As someone who believes in making non-fiction feature films for the big screen, Crude is in many ways a reaction against some of the forces affecting cinema today. From a craft standpoint, Crude is steeped in the traditions of cinema vérité filmmaking that I have embraced throughout my career — it’s a film with a great deal of complexity and nuance, requiring a viewer’s full attention in order to appreciate all that I hope it has to offer. While new forms of distribution are important for independent filmmakers like me to consider and perhaps embrace for the appropriate story, I believe that watching this particular film on an iPod or a cell phone would be a significantly inferior experience than seeing it on a big screen, despite the challenges for theatrical documentaries in the current economic environment.

In fact, Crude was a conscious attempt to return to my roots making Brother’s Keeper almost 20 years ago (made with my frequent collaborator Bruce Sinofsky). As we did back then, we just dove into a subject that we wanted to film without worrying about how we were going to pay for it or who was going to show it. (Crude didn’t get funded until we’d been shooting for nearly a year). The last few years of my career have been marked by bigger budget projects like Metallica: Some Kind of Monster and several high-profile TV series, including Iconoclasts on the Sundance Channel. I felt I was drifting from that internal fire that excites me to make a film for the love of the process and the desire to tell a certain story for a big-screen audience. It was also a return to a kind of handmade, DIY filmmaking for me, largely because of the massive scope of this story and the kinds of locations we were shooting in made it something of a guerilla effort. Despite this back-to-basics approach, I was constantly aware of how I never would have been able to make this film 20 years ago. Today’s technology and increasingly global focus make it possible to tell a story on the epic scale on which this film unfolds (we shot on three continents, in literally dozens of cities), and do it on a tight documentary budget.

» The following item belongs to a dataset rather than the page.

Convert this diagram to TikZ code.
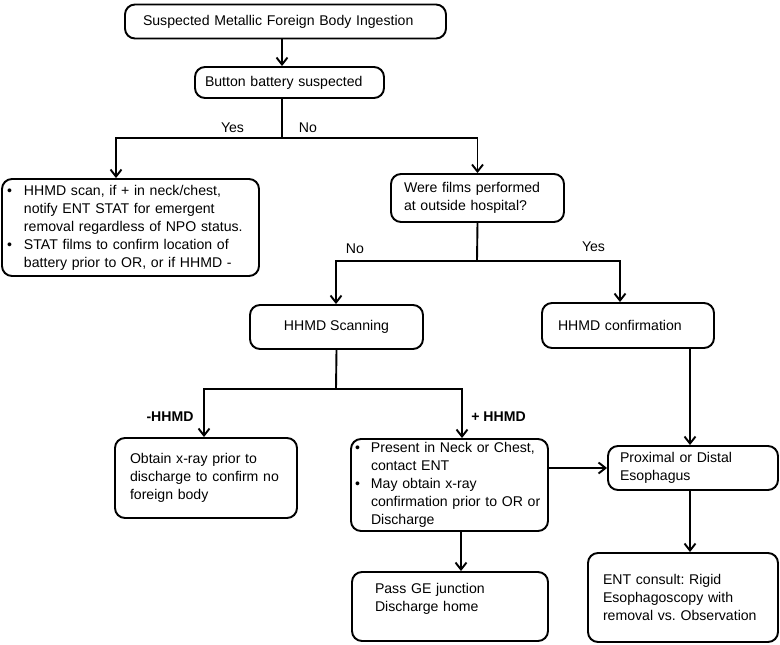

So while I would not allow the realities of new distribution models to affect the concept of my “story,” it doesn’t mean that the film does not address these issues. Crude consciously observes how our shrinking global village — a phenomenon fueled primarily by technology — is forcing us to confront a past in which information moved around the world more slowly, making it much easier to put people and places out of sight and therefore out of mind. It also asks us to question how we use technology and how the choices we make today can affect our fellow human beings and the world we all share.